The man whose work with inventions that enable homes around the world to have light and telephones, Lewis Howard Latimer died on December 11, 1928 in New York City, New York at age 80. He was born on September 4, 1848 in Chelsea, Massachusetts. Lewis Latimer was an inventor and draftsman who is primarily known for his assistance in the invention and patents of the light bulb and telephone. He worked with Alexander Graham Bell in drafting the patent for the telephone and also with Thomas Edison with the light bulb. Latimer is credited with improving the initial light filament made by Edison (which would burn out quickly) with a longer lasting one. He also was the supervisor for electric lights being installed in New York, Philadelphia, Montreal and London.

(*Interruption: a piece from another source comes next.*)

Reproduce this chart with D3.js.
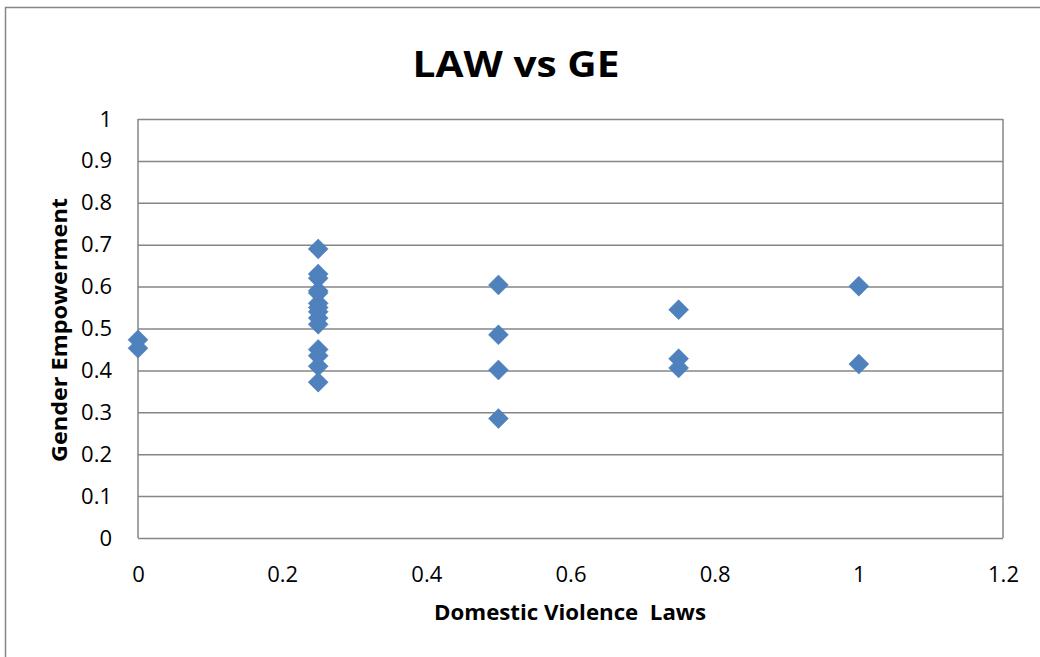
<!DOCTYPE html>
<html>
<head>
<meta charset="utf-8">
<script src="https://cdn.jsdelivr.net/npm/d3@7"></script>
<style>
  body { margin: 0; background: #fff; }
  svg text { font-family: "Open Sans", "Noto Sans", sans-serif; }
</style>
</head>
<body>
<div id="chart"></div>
<script>
// Domestic violence law score (x) vs gender empowerment (y)
const lawScores = [
  0, 0,
  0.25, 0.25, 0.25, 0.25, 0.25, 0.25, 0.25, 0.25, 0.25, 0.25, 0.25, 0.25, 0.25, 0.25,
  0.5, 0.5, 0.5, 0.5,
  0.75, 0.75, 0.75,
  1, 1
];
const empowerment = [
  0.473, 0.453,
  0.69, 0.63, 0.62, 0.59, 0.585, 0.56, 0.55, 0.54, 0.525, 0.51, 0.45, 0.435, 0.41, 0.372,
  0.604, 0.485, 0.401, 0.285,
  0.545, 0.428, 0.406,
  0.601, 0.415
];
const xTicks = [0, 0.2, 0.4, 0.6, 0.8, 1, 1.2];
const yTicks = [0, 0.1, 0.2, 0.3, 0.4, 0.5, 0.6, 0.7, 0.8, 0.9, 1];

const points = lawScores.map((x, i) => ({ x: x, y: empowerment[i] }));

const W = 1040, H = 657;
const margin = { top: 119, right: 37, bottom: 119, left: 138 };
const width = W - margin.left - margin.right;
const height = H - margin.top - margin.bottom;

const svg = d3.select("#chart")
  .append("svg")
  .attr("width", W)
  .attr("height", H);

// outer chart border
svg.append("rect")
  .attr("x", 5.5).attr("y", 7.5)
  .attr("width", W + 10).attr("height", H + 10)
  .attr("fill", "none")
  .attr("stroke", "#868686")
  .attr("stroke-width", 1.5);

const g = svg.append("g")
  .attr("transform", `translate(${margin.left},${margin.top})`);

const xScale = d3.scaleLinear().domain([0, 1.2]).range([0, width]);
const yScale = d3.scaleLinear().domain([0, 1]).range([height, 0]);

// horizontal gridlines
g.append("g")
  .call(d3.axisLeft(yScale).tickValues(yTicks).tickSize(-width).tickFormat(""))
  .call(a => a.select(".domain").remove())
  .selectAll("line")
  .attr("stroke", "#868686")
  .attr("stroke-width", 1.5);

// plot area border (left and right edges)
g.append("line")
  .attr("x1", 0).attr("x2", 0).attr("y1", 0).attr("y2", height)
  .attr("stroke", "#868686").attr("stroke-width", 1.5);
g.append("line")
  .attr("x1", width).attr("x2", width).attr("y1", 0).attr("y2", height)
  .attr("stroke", "#868686").attr("stroke-width", 1.5);

// y tick labels
g.append("g")
  .call(d3.axisLeft(yScale).tickValues(yTicks).tickSize(0).tickPadding(26).tickFormat(d3.format("")))
  .call(a => a.select(".domain").remove())
  .selectAll("text")
  .attr("font-size", 22)
  .attr("fill", "#000");

// x tick labels
g.append("g")
  .attr("transform", `translate(0,${height})`)
  .call(d3.axisBottom(xScale).tickValues(xTicks).tickSize(0).tickPadding(28).tickFormat(d3.format("")))
  .call(a => a.select(".domain").remove())
  .selectAll("text")
  .attr("font-size", 22)
  .attr("fill", "#000");

// points
g.selectAll("path.pt")
  .data(points)
  .enter()
  .append("path")
  .attr("class", "pt")
  .attr("transform", d => `translate(${xScale(d.x)},${yScale(d.y)})`)
  .attr("d", "M0,-10L10,0L0,10L-10,0Z")
  .attr("fill", "#4F81BD")
  .attr("stroke", "#4A7EBB")
  .attr("stroke-width", 0.5);

// title
svg.append("text")
  .attr("x", 516).attr("y", 77)
  .attr("text-anchor", "middle")
  .attr("font-size", 35)
  .attr("font-weight", "bold")
  .attr("textLength", 207)
  .attr("lengthAdjust", "spacingAndGlyphs")
  .text("LAW vs GE");

// axis titles
svg.append("text")
  .attr("x", 570).attr("y", 620)
  .attr("text-anchor", "middle")
  .attr("font-size", 21)
  .attr("font-weight", "bold")
  .attr("textLength", 272)
  .attr("lengthAdjust", "spacingAndGlyphs")
  .style("white-space", "pre")
  .text("Domestic Violence  Laws");

svg.append("text")
  .attr("transform", "translate(67,330) rotate(-90)")
  .attr("text-anchor", "middle")
  .attr("font-size", 21)
  .attr("font-weight", "bold")
  .attr("textLength", 264)
  .attr("lengthAdjust", "spacingAndGlyphs")
  .text("Gender Empowerment");
</script>
</body>
</html>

Latimer patented inventions including the The Water Closet for Railroad Cars (co-patented with Charles W. Brown), a safety elevator, a device that was used in hospitals to prevent dust and particles (Apparatus for Cooling and Defecting) and others. Although, his primary legacy will be his role in two of the world's greatest inventions (the light bulb and telephone), Latimer's inventions helped improve the living, health and working conditions of people universally. He was married to the former Mary Wilson Lewis and they had two children.
Words That Matter
Lewis Howard Latimer
"Tomorrow may be fair, however stormy the sky of today."